We will not include reflection or descriptors in the first version of the Swift library. The use cases for reflection on mobile are not as strong and the static data to represent the descriptors would add bloat when we wish to keep the code size small.
In the future, we will investigate whether they can be included as extensions which might be able to be excluded from a build and/or automatically dead stripped by the compiler if they are not used.
Each proto package could be declared as its own Swift module, replacing dots
with underscores (e.g., package foo.bar becomes module Foo_Bar). Then, users
would simply import modules containing whatever proto modules they want to use
and refer to the generated types by their short names.
This solution is simply not possible, however. Swift modules cannot
circularly reference each other, but there is no restriction against proto
packages doing so. Circular imports are forbidden (e.g., foo.proto importing
bar.proto importing foo.proto), but nothing prevents package foo from
using a type in package bar which uses a different type in package foo, as
long as there is no import cycle. If these packages were generated as Swift
modules, then Foo would contain an import Bar statement and Bar would
contain an import Foo statement, and there is no way to compile this.

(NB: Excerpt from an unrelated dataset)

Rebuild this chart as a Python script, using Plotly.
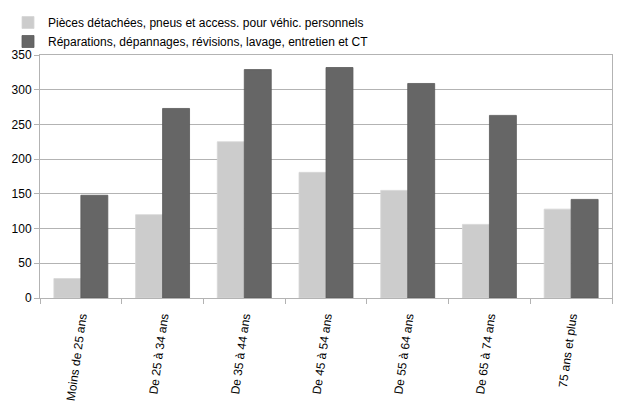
import plotly.graph_objects as go

# ── Data ───────────────────────────────────────────────────────────────────────
categories = [
    "Moins de 25 ans", "De 25 à 34 ans", "De 35 à 44 ans", "De 45 à 54 ans",
    "De 55 à 64 ans", "De 65 à 74 ans", "75 ans et plus",
]
pieces = [28, 120, 225, 181, 155, 106, 128]
reparations = [148, 273, 329, 332, 309, 263, 142]

LIGHT = "#cccccc"
DARK = "#666666"
GRID = "#b3b3b3"

fig = go.Figure()
fig.add_trace(go.Bar(
    x=categories, y=pieces,
    name="Pièces détachées, pneus et access. pour véhic. personnels",
    marker=dict(color=LIGHT, line=dict(color="#d6d6d6", width=0.8)),
))
fig.add_trace(go.Bar(
    x=categories, y=reparations,
    name="Réparations, dépannages, révisions, lavage, entretien et CT",
    marker=dict(color=DARK, line=dict(color="#5a5a5a", width=0.8)),
))

# page body has an 8px margin, so the figure is sized 622x407
# plot area on the page: 40..612 px horizontally, 55..298 px vertically
fig.update_layout(
    width=622, height=407,
    paper_bgcolor="white", plot_bgcolor="white",
    font=dict(family="Liberation Sans, Arial, sans-serif", size=12, color="#000000"),
    margin=dict(l=32, r=18, t=0, b=117),
    barmode="group", bargap=0.34, bargroupgap=0,
    showlegend=True,
    legend=dict(
        x=-0.056, y=1.0, xanchor="left", yanchor="top",
        orientation="v", font=dict(size=12),
        itemwidth=30, tracegroupgap=0,
        bgcolor="rgba(0,0,0,0)",
    ),
    xaxis=dict(
        tickangle=-82, tickson="boundaries", ticks="outside", ticklen=5,
        tickcolor=GRID, showline=True, linecolor=GRID, mirror=True,
        showgrid=False, tickfont=dict(size=12), automargin=False,
        ticklabelstandoff=6,
    ),
    yaxis=dict(
        domain=[0, 1 - 47 / 290],
        range=[0, 350], dtick=50, ticks="outside", ticklen=5, tickcolor=GRID,
        showline=True, linecolor=GRID, mirror=True,
        gridcolor=GRID, gridwidth=1, zeroline=False, tickfont=dict(size=12),
        automargin=False,
    ),
)

fig.write_html("out.html")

We can “fake” namespaces in Swift by declaring empty structs with private initializers. Since modules are constructed based on compiler arguments, not by syntactic constructs, and because there is no pure Swift way to define submodules (even though Clang module maps support this), there is no source-drive way to group generated code into namespaces aside from this approach.
Types can be added to those intermediate package structs using Swift extensions.
For example, a message Baz in package foo.bar could be represented in Swift
as follows:
public struct Foo {
  private init() {}
}
public extension Foo {
  public struct Bar {
    private init() {}
  }
}
public extension Foo.Bar {
  public struct Baz {
    // Message fields and other methods
  }
}
let baz = Foo.Bar.Baz()
Each of these constructs would actually be defined in a separate file; Swift lets us keep them separate and add multiple structs to a single “namespace” through extensions.
Unfortunately, these intermediate structs generate symbols of their own (metatype information in the data segment). This becomes problematic if multiple build targets contain Swift sources generated from different messages in the same package. At link time, these symbols would collide, resulting in multiple definition errors.
This approach also has the disadvantage that there is no automatic “short” way to refer to the generated messages at the deepest nesting levels; since this use of structs is a hack around the lack of namespaces, there is no equivalent to import (Java) or using (C++) to simplify this. Users would have to declare type aliases to make this cleaner, or we would have to generate them for users.